I'm not a professional, but to me it's clear that whether i and -i are "the same" or "different" is actually quite important.

discuss

order

impendia|19 days ago

I'm a professional mathematician and professor.

This is a very interesting question, and a great motivator for Galois theory, kind of like a Zen koan. (e.g. "What is the sound of one hand clapping?")

But the question is inherently imprecise. As soon as you make a precise question out of it, that question can be answered trivially.

HelloNurse|19 days ago

Generally, the nth roots of 1 form a cyclic group (with complex multiplication, i.e. rotation by multiples of 2pi/n).

One of the roots is 1, choosing either adjacent one as a privileged group generator means choosing whether to draw the same complex plane clockwise or counterclockwise.

grumbelbart|19 days ago

They would never be the same. It's just that everything still works the same if you switch out every i with -i (and thus every -i with i).

alexey-salmin|19 days ago

There are ways to build C that result in:

1) Exactly one C

2) Exactly two isomorphic Cs

3) Infinitely many isomorphic Cs

It's not really the question of whether i and -i are the same or not. It's the question of whether this question arises at all and in which form.

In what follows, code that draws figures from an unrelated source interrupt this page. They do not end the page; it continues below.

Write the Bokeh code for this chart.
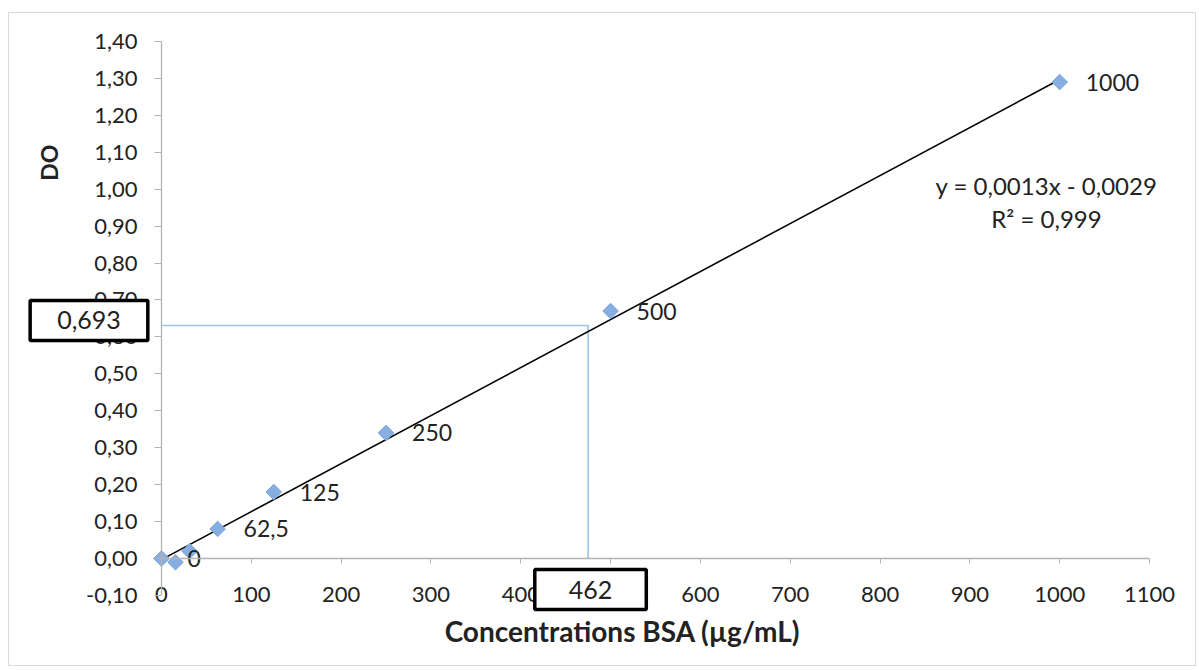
import math
from bokeh.plotting import figure
from bokeh.models import FixedTicker, CustomJSTickFormatter, Label, Range1d, ColumnDataSource
from bokeh.core.properties import value
from bokeh.embed import file_html
from bokeh.resources import INLINE

# ---- data ----
conc = [0, 15.6, 31.25, 62.5, 125, 250, 500, 1000]
do_vals = [0.00, -0.01, 0.02, 0.08, 0.18, 0.34, 0.67, 1.29]
point_labels = ["0", "", "", "62,5", "125", "250", "500", "1000"]

trend_x = [0, 1000]
trend_y = [-0.003, 1.297]

guide_x = 475       # vertical read-off line (drawn)
guide_y = 0.631     # horizontal read-off line (drawn)
read_x_text = "462"
read_y_text = "0,693"

equation_text = "y = 0,0013x - 0,0029"
r2_text = "R\u00b2 = 0,999"

x_ticks = [0, 100, 200, 300, 400, 500, 600, 700, 800, 900, 1000, 1100]
y_ticks = [-0.10, 0.00, 0.10, 0.20, 0.30, 0.40, 0.50, 0.60, 0.70, 0.80, 0.90, 1.00, 1.10, 1.20, 1.30, 1.40]

FONT = "Lato"
TXT = "#222222"

# the frame fills the whole chart area; axes sit at x=0 / y=0 with bounds
p = figure(width=1188, height=654, output_backend="svg", toolbar_location=None,
           x_range=Range1d(-169.2, 1153.4), y_range=Range1d(-0.2951, 1.4757),
           min_border=0,
           styles={"border": "1px solid #d9d9d9", "margin-left": "8px", "margin-top": "12px"})
p.outline_line_color = None
p.grid.visible = False
p.background_fill_color = "white"
p.border_fill_color = "white"

# axes
p.xaxis.fixed_location = 0
p.yaxis.fixed_location = 0
p.xaxis.bounds = (0, 1100)
p.yaxis.bounds = (-0.10, 1.40)
p.xaxis.ticker = FixedTicker(ticks=x_ticks)
p.yaxis.ticker = FixedTicker(ticks=y_ticks)
p.yaxis.formatter = CustomJSTickFormatter(code="return tick.toFixed(2).replace('.', ',');")
for ax in (p.xaxis, p.yaxis):
    ax.axis_line_color = "#B3B3B3"
    ax.axis_line_width = 1.3
    ax.major_tick_line_color = "#B3B3B3"
    ax.minor_tick_line_color = None
    ax.major_tick_in = 0
    ax.major_label_text_font = FONT
    ax.major_label_text_font_size = "22px"
    ax.major_label_text_color = TXT
p.xaxis.major_tick_out = 5
p.xaxis.major_label_standoff = 23
p.yaxis.major_tick_out = 7
p.yaxis.major_label_standoff = 17

# read-off guide lines
p.line([0, guide_x, guide_x], [guide_y, guide_y, 0], line_color="#9DC3E6", line_width=1.6)

# trendline
p.line(trend_x, trend_y, line_color="black", line_width=1.6)

# points
src = ColumnDataSource(dict(x=conc, y=do_vals, lab=point_labels))
p.scatter("x", "y", source=src, marker="square", angle=math.pi / 4, size=11,
          fill_color="#86AEE0", line_color="#7BA2D8", line_width=1)
p.text("x", "y", text="lab", source=src, x_offset=26, text_align="left", text_baseline="middle",
       text_font=value(FONT), text_font_size="23px", text_color=TXT)

# equation
p.add_layout(Label(x=985.3, y=1.010, text=equation_text, text_align="center", text_baseline="middle",
                   text_font=FONT, text_font_size="24px", text_color=TXT))
p.add_layout(Label(x=985.3, y=0.921, text=r2_text, text_align="center", text_baseline="middle",
                   text_font=FONT, text_font_size="24px", text_color=TXT))

# axis titles
p.add_layout(Label(x=-124.7, y=1.072, text="DO", angle=math.pi / 2,
                   text_align="center", text_baseline="middle",
                   text_font=FONT, text_font_size="23px", text_font_style="bold", text_color=TXT))
p.add_layout(Label(x=513.3, y=-0.195, text="Concentrations BSA (\u00b5g/mL)",
                   text_align="center", text_baseline="middle",
                   text_font=FONT, text_font_size="28px", text_font_style="bold", text_color=TXT))

# boxed read-off values
p.add_layout(Label(x=0, x_offset=-72.5, y=guide_y, y_offset=5, text=read_y_text,
                   text_align="center", text_baseline="middle",
                   text_font=FONT, text_font_size="25px", text_color=TXT,
                   background_fill_color="white", border_line_color="black", border_line_width=3.5,
                   padding=(27, 27, 11, 11)))
p.add_layout(Label(x=guide_x, x_offset=2.4, y=0, y_offset=-31, text=read_x_text,
                   text_align="center", text_baseline="middle",
                   text_font=FONT, text_font_size="25px", text_color=TXT,
                   background_fill_color="white", border_line_color="black", border_line_width=3.5,
                   padding=(34, 34, 11, 11)))

open("out.html", "w").write(file_html(p, INLINE))
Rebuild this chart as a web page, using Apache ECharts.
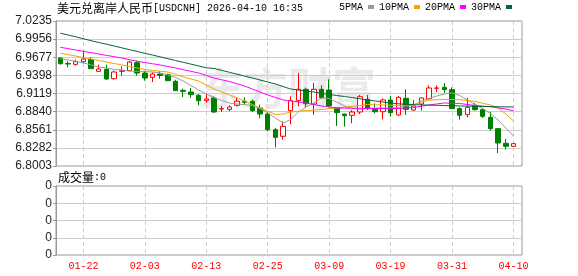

boisterousness|17 days ago

They're different. Multiplication by i gives a quarter turn counterclockwise. -i gives a quarter turn clockwise.

Opposite quarter turns cancel: (-i)(i) = (-1)(i^2) = +1

Quarter turn twice counterclockwise gives a half turn: (i)(i) = -1

Quarter turn twice clockwise also gives a half turn: (-i)(-i) = -1

nyeah|17 days ago

Sure. Either that or the reverse. "They're not the same" in the sense that they can't both be clockwise. "They are the same" in the sense that we could make either one clockwise.

kergonath|19 days ago

A bit like +0 and -0? It makes sense in some contexts, and none in others.